Deep Regression Representation Learning with Topology
Shihao Zhang, kenji kawaguchi, Angela Yao
TL;DR
This work bridges the Information Bottleneck framework with the topology of regression representations, showing that minimizing ${\mathcal{H}}({\bf Z}|{\bf Y})$ is linked to the intrinsic dimension of the feature space and that topological similarity to the target space improves IB alignment. It introduces PH-Reg, a regression-specific regularizer consisting of an intrinsic-dimension term ${\mathcal L}_d$ and a topology term ${\mathcal L}_t$, implemented via a topology autoencoder and persistent-homology-based distances. Through synthetic and real-world experiments (depth estimation, super-resolution, and age estimation), PH-Reg consistently improves regression performance, especially when both regularizers are used together, and provides ablations that validate the roles of ID control and topology preservation. The results highlight the practical value of incorporating topology-aware regularization into regression models to align feature spaces with target topologies and to reduce representation complexity.
Abstract
Most works studying representation learning focus only on classification and neglect regression. Yet, the learning objectives and, therefore, the representation topologies of the two tasks are fundamentally different: classification targets class separation, leading to disconnected representations, whereas regression requires ordinality with respect to the target, leading to continuous representations.
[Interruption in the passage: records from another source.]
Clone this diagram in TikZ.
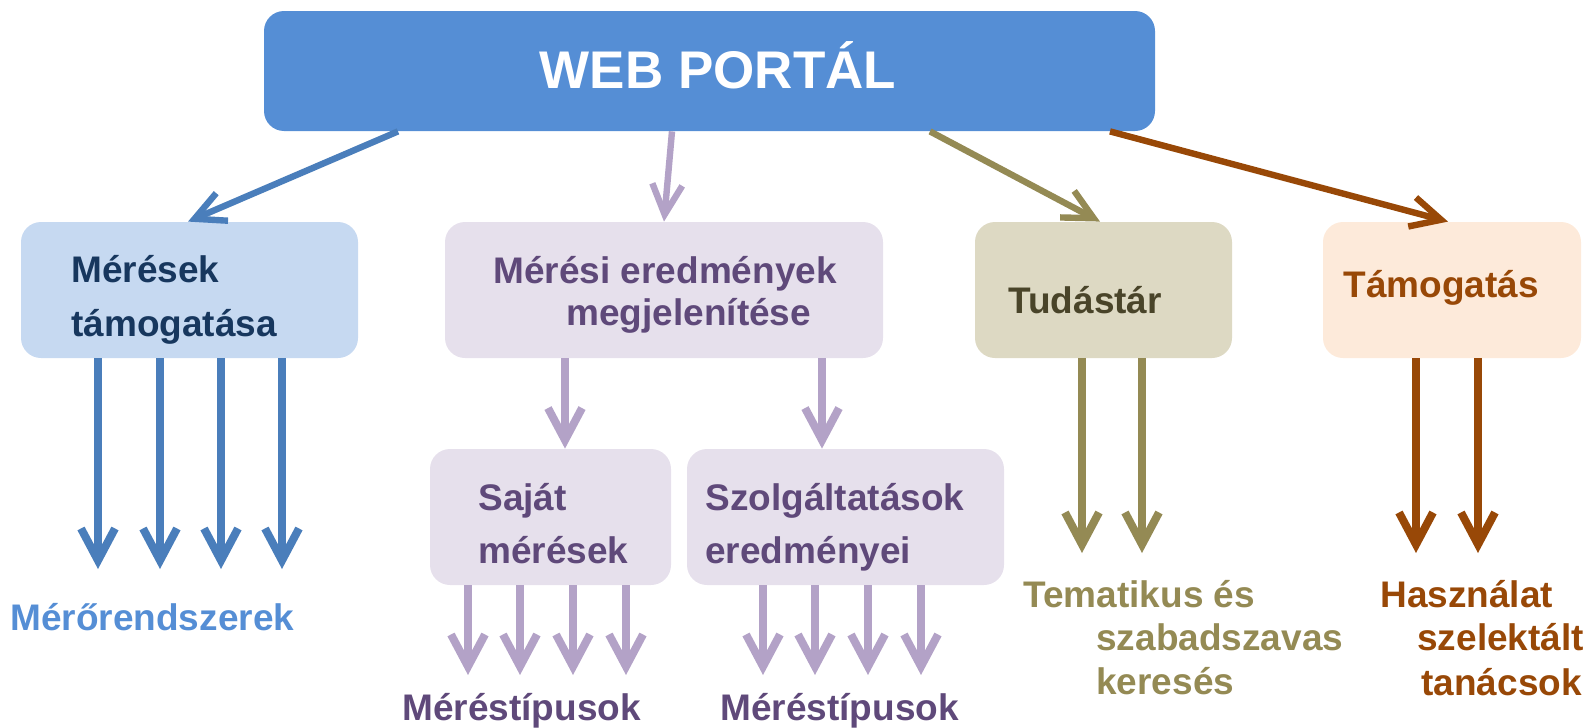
\documentclass[tikz,border=0pt]{standalone}
\usepackage{fontspec}
\setmainfont{Liberation Sans}
\usepackage{xcolor}
\usetikzlibrary{arrows.meta,positioning,calc}

\definecolor{portalblue}{HTML}{558ED5}
\definecolor{arrowblue}{HTML}{4A7EBB}
\definecolor{paleblue}{HTML}{C6D9F1}
\definecolor{navytext}{HTML}{17375E}
\definecolor{palelilac}{HTML}{E6E0EC}
\definecolor{lilacarrow}{HTML}{B3A2C7}
\definecolor{plumtext}{HTML}{5F497A}
\definecolor{palekhaki}{HTML}{DDD9C3}
\definecolor{khakiarrow}{HTML}{948A54}
\definecolor{khakitext}{HTML}{494429}
\definecolor{palepeach}{HTML}{FDEADA}
\definecolor{rust}{HTML}{984807}

\begin{document}
\begin{tikzpicture}[x=0.5pt,y=-0.5pt,
    box/.style={rounded corners=10pt, inner sep=0pt},
    txt/.style={anchor=base west, inner sep=0pt, font=\fontsize{18.5}{22}\selectfont\bfseries},
    down/.style={line width=4pt, -{Straight Barb[length=16pt,width=17pt]}},
    slant/.style={line width=3.2pt, -{Straight Barb[length=15pt,width=15pt]}}]
    \useasboundingbox (0,0) rectangle (1591,728);

    % Boxes
    \node[box, fill=portalblue, minimum width=445.5pt, minimum height=60pt] (portal) at (709.5,71) {};
    \node[box, fill=paleblue, minimum width=168.5pt, minimum height=68pt] (meresek) at (189.5,290) {};
    \node[box, fill=palelilac, minimum width=219pt, minimum height=68pt] (eredmeny) at (664,290) {};
    \node[box, fill=palelilac, minimum width=120.5pt, minimum height=68pt] (sajat) at (550.5,517) {};
    \node[box, fill=palelilac, minimum width=158.5pt, minimum height=68pt] (szolg) at (845.5,517) {};
    \node[box, fill=palekhaki, minimum width=128.5pt, minimum height=68pt] (tudas) at (1103.5,290) {};
    \node[box, fill=palepeach, minimum width=129pt, minimum height=68pt] (tamog) at (1452,290) {};

    % Texts in the boxes
    \node[anchor=base, inner sep=0pt, text=white, font=\fontsize{26.5}{30}\selectfont\bfseries] (portal-t) at (718,88) {WEB PORTÁL};
    \node[txt, text=navytext] (meresek-t1) at (71,282) {Mérések};
    \node[txt, text=navytext] (meresek-t2) at (71,336) {támogatása};
    \node[txt, text=plumtext] (eredmeny-t1) at (493,283) {Mérési eredmények};
    \node[txt, text=plumtext] (eredmeny-t2) at (566,325) {megjelenítése};
    \node[txt, text=plumtext] (sajat-t1) at (478,510) {Saját};
    \node[txt, text=plumtext] (sajat-t2) at (478,563) {mérések};
    \node[txt, text=plumtext] (szolg-t1) at (705,510) {Szolgáltatások};
    \node[txt, text=plumtext] (szolg-t2) at (705,563) {eredményei};
    \node[txt, text=khakitext] (tudas-t) at (1008,313) {Tudástár};
    \node[txt, text=rust] (tamog-t) at (1343,297) {Támogatás};

    % Free labels
    \node[txt, text=portalblue] (rendszer) at (10,630) {Mérőrendszerek};
    \node[txt, text=plumtext] (tipus1) at (402,720) {Méréstípusok};
    \node[txt, text=plumtext] (tipus2) at (720,720) {Méréstípusok};
    \node[txt, text=khakiarrow] (kereses1) at (1023,607) {Tematikus és};
    \node[txt, text=khakiarrow] (kereses2) at (1096,650) {szabadszavas};
    \node[txt, text=khakiarrow] (kereses3) at (1096,694) {keresés};
    \node[txt, text=rust] (tanacs1) at (1380,607) {Használat};
    \node[txt, text=rust] (tanacs2) at (1417,650) {szelektált};
    \node[txt, text=rust] (tanacs3) at (1421,695) {tanácsok};

    % Arrows from the portal
    \draw[slant, arrowblue] (portal.south -| 398,0) -- (meresek.north -| 188,0);
    \draw[slant, lilacarrow] (portal.south -| 672,0) -- (eredmeny.north -| 664,0);
    \draw[slant, khakiarrow] (portal.south -| 930,0) -- (tudas.north -| 1100,0);
    \draw[slant, rust] (portal.south -| 1110,0) -- (tamog.north -| 1448,0);

    % Arrows down
    \foreach \x in {98,160,221,282}
        \draw[down, arrowblue] (meresek.south -| \x,0) -- (\x,569);
    \draw[down, lilacarrow] (eredmeny.south -| 565,0) -- (sajat.north -| 565,0);
    \draw[down, lilacarrow] (eredmeny.south -| 822,0) -- (szolg.north -| 822,0);
    \foreach \x in {468,520,573,626}
        \draw[down, lilacarrow] (sajat.south -| \x,0) -- (\x,675);
    \foreach \x in {763,815,868,921}
        \draw[down, lilacarrow] (szolg.south -| \x,0) -- (\x,675);
    \foreach \x in {1082,1142}
        \draw[down, khakiarrow] (tudas.south -| \x,0) -- (\x,553);
    \foreach \x in {1416,1478}
        \draw[down, rust] (tamog.south -| \x,0) -- (\x,553);
\end{tikzpicture}
\end{document}
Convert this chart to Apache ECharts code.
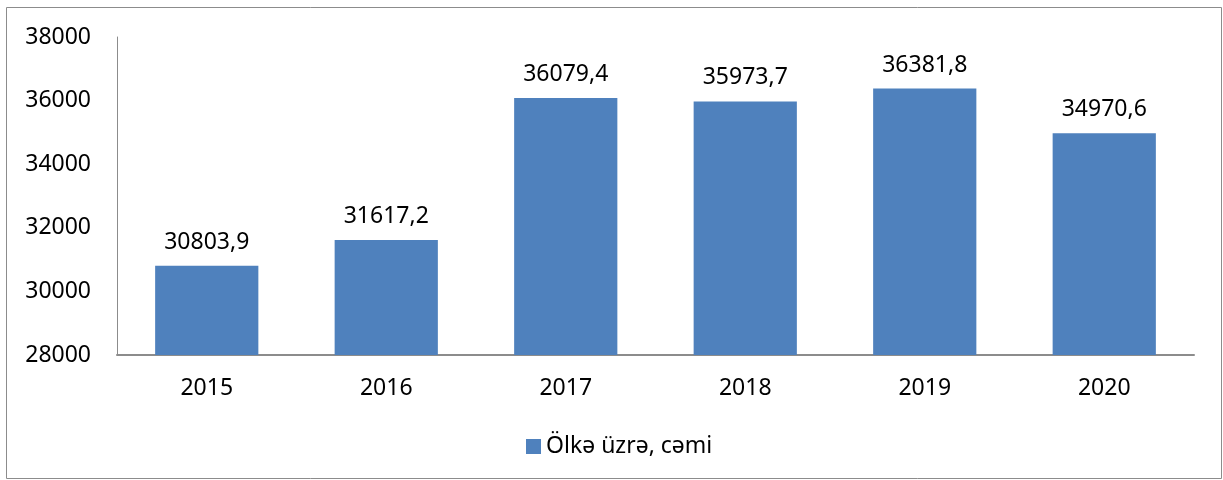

We thus wonder how the effectiveness of a regression representation is influenced by its topology, with evaluation based on the Information Bottleneck (IB) principle. The IB principle is an important framework that provides principles for learning effective representations. We establish two connections between it and the topology of regression representations. The first connection reveals that a lower intrinsic dimension of the feature space implies a reduced complexity of the representation Z. This complexity can be quantified as the conditional entropy of Z on the target Y, and serves as an upper bound on the generalization error. The second connection suggests a feature space that is topologically similar to the target space will better align with the IB principle. Based on these two connections, we introduce PH-Reg, a regularizer specific to regression that matches the intrinsic dimension and topology of the feature space with the target space. Experiments on synthetic and real-world regression tasks demonstrate the benefits of PH-Reg. Code: https://github.com/needylove/PH-Reg.